Gov. Kathy Hochul's surprise announcement to delay the implementation of New York City's congestion pricing plan dropped a bombshell on the Legislature — upending earlier negotiations on controversial late-session priorities and legislation that was expected to pass both houses.

Proposals that lawmakers thought would easily clear both houses remain up in the air after the governor's reversal of the plan, citing affordability concerns that are a top issue for New York voters.

Hochul petitioned legislative leaders Thursday to pass a Payroll Mobility Tax on New York City employers to fill the $1 billion Metropolitan Transportation Authority gap left by delaying congestion pricing. But lawmakers rejected the proposal and said one day was insufficient to negotiate a new tax — especially in an election year.  

Senators will work through the night into early Friday, with the Assembly expected to work through Saturday. It's unclear what impact the tension between Democrats will have on the political chess game being played at the end of session.

"This is typical for the end of the legislative session, we are considering hundreds of bills so we are going to continue to do that," Sen. Zellnor Myrie said. "I believe very deeply in what I said that New Yorkers expect us to do the right thing, even when it's hard and even when they might be unpopular."

Meanwhile on Thursday, the Assembly passed a constitutional amendment for the first time to eliminate the cap on the number of Supreme Court justices in the state.

It would remove a population requirement and allow the Legislature to determine the number of judges needed statewide.

The cap was put in place in the 19th Century out of concern the Legislature would create too many new justices.

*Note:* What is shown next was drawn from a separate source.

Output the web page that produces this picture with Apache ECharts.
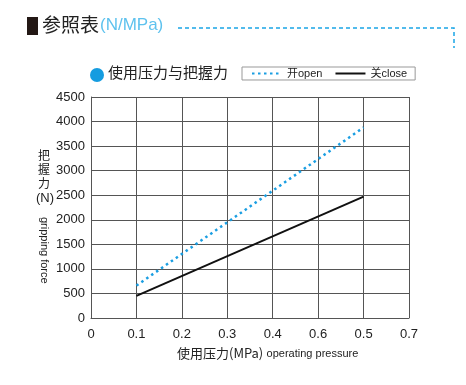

Supporters argue that piece of the constitution is outdated, and no other trial court in New York has a cap on justices.

"Most states don't have a cap on their courts, the federal government doesn't have a cap on their courts," Assembly sponsor Alex Bores said of the cap, which was last adjusted in the early '60s. "This is just about fixing a flawed, outdated piece of the constitution that has no justification of existing."

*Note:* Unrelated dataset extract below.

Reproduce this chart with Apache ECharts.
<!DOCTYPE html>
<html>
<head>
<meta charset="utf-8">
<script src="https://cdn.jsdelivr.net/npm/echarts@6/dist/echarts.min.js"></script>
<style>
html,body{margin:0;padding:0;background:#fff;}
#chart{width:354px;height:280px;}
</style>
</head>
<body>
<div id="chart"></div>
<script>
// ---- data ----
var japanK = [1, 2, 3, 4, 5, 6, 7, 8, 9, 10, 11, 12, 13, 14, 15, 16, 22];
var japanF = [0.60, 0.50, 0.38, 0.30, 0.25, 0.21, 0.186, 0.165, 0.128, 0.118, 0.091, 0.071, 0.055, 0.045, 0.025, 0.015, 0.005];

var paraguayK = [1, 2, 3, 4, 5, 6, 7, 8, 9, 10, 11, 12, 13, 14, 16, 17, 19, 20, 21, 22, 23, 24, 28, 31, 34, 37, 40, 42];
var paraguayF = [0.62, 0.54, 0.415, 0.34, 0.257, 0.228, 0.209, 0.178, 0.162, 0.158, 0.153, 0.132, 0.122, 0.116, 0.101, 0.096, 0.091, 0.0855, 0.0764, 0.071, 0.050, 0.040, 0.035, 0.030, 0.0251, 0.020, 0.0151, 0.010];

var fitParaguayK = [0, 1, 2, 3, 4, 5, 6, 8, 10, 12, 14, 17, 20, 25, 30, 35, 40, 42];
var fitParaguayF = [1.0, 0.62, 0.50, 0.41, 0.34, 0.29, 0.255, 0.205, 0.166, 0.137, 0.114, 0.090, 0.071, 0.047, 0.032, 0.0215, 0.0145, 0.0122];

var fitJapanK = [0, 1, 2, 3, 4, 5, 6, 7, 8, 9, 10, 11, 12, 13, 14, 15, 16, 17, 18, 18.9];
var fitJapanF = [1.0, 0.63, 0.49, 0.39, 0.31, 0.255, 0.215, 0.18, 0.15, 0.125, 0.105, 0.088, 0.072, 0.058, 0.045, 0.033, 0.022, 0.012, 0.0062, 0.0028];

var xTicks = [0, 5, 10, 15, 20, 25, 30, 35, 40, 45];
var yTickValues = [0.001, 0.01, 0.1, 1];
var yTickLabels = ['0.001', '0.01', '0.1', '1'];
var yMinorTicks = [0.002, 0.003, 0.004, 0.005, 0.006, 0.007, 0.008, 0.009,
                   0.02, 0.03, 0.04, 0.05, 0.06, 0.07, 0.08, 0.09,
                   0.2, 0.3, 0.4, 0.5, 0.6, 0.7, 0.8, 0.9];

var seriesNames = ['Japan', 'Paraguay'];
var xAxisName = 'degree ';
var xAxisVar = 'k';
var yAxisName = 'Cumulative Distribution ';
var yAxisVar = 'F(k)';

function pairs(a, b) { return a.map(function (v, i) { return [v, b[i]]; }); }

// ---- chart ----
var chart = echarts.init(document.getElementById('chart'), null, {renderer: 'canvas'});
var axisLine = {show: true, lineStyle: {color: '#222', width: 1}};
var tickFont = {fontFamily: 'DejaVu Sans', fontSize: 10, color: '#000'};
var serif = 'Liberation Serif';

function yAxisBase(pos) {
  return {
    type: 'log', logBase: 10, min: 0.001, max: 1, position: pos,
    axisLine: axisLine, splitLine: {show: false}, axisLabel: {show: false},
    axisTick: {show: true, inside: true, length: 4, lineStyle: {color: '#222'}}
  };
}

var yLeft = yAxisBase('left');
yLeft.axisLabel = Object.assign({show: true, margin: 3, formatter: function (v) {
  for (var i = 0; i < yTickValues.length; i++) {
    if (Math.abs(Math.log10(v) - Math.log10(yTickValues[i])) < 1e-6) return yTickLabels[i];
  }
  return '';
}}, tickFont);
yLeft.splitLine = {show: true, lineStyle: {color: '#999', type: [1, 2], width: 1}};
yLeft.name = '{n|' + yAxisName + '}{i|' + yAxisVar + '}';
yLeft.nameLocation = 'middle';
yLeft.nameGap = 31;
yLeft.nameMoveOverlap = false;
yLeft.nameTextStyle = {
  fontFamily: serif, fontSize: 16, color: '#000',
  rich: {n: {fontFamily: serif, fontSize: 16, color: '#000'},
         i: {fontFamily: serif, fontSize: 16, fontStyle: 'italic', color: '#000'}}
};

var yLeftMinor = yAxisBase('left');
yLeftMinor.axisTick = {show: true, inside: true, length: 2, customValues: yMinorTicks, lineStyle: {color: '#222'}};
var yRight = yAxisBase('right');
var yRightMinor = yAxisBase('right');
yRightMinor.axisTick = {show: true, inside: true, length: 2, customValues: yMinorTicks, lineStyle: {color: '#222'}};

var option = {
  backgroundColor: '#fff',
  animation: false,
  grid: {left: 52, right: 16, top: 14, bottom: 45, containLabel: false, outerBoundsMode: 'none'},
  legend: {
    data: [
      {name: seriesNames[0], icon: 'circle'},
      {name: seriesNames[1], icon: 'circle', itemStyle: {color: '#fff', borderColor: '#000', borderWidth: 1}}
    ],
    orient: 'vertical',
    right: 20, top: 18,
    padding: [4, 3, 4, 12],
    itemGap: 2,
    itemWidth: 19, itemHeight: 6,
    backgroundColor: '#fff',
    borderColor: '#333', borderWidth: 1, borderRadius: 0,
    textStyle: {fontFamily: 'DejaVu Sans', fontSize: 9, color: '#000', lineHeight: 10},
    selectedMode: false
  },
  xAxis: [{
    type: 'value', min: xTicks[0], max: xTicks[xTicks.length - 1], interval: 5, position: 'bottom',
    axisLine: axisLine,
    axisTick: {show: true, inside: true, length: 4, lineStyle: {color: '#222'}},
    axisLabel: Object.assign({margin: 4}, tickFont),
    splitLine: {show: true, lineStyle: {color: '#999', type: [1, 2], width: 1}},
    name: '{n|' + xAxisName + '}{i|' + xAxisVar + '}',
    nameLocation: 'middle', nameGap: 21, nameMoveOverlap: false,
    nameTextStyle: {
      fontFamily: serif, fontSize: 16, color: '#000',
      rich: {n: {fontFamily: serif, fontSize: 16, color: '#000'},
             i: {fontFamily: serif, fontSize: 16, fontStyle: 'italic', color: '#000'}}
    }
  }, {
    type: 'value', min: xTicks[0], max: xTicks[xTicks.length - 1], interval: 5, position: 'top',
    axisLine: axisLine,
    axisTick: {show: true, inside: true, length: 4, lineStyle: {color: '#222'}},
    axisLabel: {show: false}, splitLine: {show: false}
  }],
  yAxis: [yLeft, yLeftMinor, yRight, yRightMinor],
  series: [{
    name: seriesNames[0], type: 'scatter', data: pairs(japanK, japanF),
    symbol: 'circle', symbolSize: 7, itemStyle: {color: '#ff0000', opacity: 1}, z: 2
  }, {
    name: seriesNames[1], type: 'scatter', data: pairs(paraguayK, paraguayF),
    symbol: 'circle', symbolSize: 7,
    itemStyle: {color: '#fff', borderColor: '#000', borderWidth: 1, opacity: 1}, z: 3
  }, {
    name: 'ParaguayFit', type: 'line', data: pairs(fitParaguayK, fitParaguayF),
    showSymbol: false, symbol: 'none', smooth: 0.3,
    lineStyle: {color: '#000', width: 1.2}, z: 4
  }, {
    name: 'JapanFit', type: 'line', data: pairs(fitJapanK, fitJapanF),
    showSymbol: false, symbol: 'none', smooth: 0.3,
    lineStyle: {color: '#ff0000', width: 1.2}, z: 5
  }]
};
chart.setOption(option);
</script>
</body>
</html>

The proposal to eliminate the cap, which has bipartisan support, attempts to address a massive backlog of cases and speedier trials, which have increased by one-third over the last 60 years.

But state Supreme Court justices say they'll continue to fight the amendment, and argue it will politicize the court and impede the independence of the judiciary.

"Areas with less political voices in terms of influence in term sof what is considered complexity of cases may, in fact, be really a pretext for special interests at times being injected into the process, and those who have the loudest voices, those who may be legislatively in power at one given point," said Hon. Verna Saunders, a Supreme Court judge in the 1st Judicial District and president of the state Association of Supreme Court Justices.

"So we believe that it is a safeguard and a protection that we need to be a fair, equitable and fully serving judiciary around the entire state."

Multiple lawmakers are concerned other legislation that was expected to pass may get shelved with the congestion pricing fight at the forefront of conversations — chipping away at remaining hours the Legislature will remain in Albany.

And voters' perception in the upcoming elections continues to be on the mind of legislative leaders.

Multiple staffers and advocates on Thursday said they doubt a bill will pass to protect sex workers from prosecution if they report a crime. Earlier this week, the measure was expected to easily pass both houses.

Other environmental measures are still in play, but with concerns about affordability, any could be pulled from the debate list.

Decisions from state leadership continue to change hour by hour. And as politics influence all decisions in Albany, anything is fair game until lawmakers leave town — also at top-of-mind for lawmakers, who want to get back to their districts to prepare for primary elections across the state June 25. 

"The Legislature, like all other human beings, they wait until the last minute to get anything to done," NYPIRG Executive Director Blair Horner said. "And that's what you see in legislative sessions going back as long as I've been here. The pace of activity quickens in the last 48 hours. And that's what I think's going to happen here."